* [SUPPLIED MATERIAL]:
::::

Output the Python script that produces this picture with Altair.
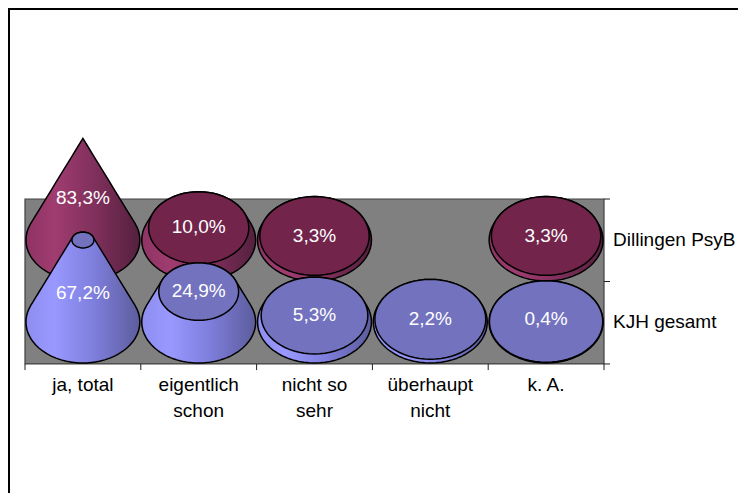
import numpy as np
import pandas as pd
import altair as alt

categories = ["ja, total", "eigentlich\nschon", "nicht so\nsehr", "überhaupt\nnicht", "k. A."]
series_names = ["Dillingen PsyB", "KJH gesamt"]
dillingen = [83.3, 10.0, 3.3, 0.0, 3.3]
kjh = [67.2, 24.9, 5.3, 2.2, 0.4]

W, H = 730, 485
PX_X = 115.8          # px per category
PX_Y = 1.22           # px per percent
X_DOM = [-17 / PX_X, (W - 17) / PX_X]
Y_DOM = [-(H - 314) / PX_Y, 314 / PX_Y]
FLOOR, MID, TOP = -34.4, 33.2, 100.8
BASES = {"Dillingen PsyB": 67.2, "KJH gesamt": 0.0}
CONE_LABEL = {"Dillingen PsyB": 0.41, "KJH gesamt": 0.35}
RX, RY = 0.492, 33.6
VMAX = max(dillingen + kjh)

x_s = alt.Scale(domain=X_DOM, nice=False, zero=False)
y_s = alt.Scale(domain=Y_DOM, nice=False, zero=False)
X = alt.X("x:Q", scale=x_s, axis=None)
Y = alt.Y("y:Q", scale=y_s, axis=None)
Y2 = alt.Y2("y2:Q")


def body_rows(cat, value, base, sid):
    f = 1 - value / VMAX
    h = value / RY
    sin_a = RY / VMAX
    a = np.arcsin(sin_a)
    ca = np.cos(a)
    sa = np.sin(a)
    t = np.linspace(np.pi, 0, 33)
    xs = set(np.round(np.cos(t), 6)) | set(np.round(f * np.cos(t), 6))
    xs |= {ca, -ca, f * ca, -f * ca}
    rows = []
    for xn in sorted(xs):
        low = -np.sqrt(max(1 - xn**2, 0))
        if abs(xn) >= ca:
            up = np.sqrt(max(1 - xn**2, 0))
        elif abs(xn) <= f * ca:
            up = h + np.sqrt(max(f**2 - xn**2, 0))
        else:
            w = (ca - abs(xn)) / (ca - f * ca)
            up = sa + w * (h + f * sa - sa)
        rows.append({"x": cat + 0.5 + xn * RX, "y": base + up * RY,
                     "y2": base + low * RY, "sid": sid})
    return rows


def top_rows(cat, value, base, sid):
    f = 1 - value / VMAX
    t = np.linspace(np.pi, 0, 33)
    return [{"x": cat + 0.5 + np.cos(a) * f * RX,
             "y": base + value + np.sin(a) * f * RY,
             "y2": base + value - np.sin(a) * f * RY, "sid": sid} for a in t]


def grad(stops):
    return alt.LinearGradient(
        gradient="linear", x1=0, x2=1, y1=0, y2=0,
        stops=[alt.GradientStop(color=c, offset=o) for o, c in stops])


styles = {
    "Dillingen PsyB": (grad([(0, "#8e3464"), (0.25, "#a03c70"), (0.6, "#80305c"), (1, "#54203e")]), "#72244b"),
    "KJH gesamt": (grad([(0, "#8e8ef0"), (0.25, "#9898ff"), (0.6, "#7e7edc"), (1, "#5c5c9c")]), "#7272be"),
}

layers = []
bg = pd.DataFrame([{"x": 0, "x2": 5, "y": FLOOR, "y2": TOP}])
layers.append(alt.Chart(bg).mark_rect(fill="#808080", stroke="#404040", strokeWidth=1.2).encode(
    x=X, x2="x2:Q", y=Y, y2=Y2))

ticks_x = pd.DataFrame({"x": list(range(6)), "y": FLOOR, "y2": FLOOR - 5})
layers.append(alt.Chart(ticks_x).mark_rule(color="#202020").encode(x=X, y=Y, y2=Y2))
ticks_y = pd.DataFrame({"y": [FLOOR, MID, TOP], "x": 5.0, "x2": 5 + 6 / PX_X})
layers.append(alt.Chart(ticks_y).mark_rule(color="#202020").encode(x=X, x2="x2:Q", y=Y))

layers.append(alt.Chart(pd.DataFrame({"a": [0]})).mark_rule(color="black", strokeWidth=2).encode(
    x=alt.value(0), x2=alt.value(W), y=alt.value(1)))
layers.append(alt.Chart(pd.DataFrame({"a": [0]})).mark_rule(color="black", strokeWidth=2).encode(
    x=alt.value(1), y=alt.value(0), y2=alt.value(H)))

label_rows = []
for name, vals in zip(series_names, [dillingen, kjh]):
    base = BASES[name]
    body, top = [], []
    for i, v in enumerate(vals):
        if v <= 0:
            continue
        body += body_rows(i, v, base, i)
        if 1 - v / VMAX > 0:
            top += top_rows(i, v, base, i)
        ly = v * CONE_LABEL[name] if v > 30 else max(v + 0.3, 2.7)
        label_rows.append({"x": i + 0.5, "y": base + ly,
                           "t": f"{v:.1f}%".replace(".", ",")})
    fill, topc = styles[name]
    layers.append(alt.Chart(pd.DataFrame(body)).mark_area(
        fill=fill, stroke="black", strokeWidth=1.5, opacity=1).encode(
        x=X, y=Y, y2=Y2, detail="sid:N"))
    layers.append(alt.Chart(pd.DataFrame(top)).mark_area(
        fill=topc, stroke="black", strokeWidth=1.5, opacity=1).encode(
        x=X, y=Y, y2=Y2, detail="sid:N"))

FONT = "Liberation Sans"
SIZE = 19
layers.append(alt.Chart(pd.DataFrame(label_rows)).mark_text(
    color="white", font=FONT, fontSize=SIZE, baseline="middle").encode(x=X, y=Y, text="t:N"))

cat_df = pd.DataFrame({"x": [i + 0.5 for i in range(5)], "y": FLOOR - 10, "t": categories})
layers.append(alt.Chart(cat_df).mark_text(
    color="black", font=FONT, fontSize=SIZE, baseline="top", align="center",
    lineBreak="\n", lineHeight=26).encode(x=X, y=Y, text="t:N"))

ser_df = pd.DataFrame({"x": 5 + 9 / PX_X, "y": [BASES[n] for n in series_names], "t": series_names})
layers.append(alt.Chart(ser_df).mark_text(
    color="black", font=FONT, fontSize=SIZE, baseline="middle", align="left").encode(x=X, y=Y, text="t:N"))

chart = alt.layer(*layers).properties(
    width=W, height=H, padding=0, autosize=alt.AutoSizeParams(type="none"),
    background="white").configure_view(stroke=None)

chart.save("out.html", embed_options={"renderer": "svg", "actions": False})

::::

* [PROBLEM STATEMENT]:
Starting with the first line of the data above and ending with the line containing "import altair as alt", please restate every line exactly, leaving images out.

* [COMPLETE ANSWER]:
Output the Python script that produces this picture with Altair.
import numpy as np
import pandas as pd
import altair as alt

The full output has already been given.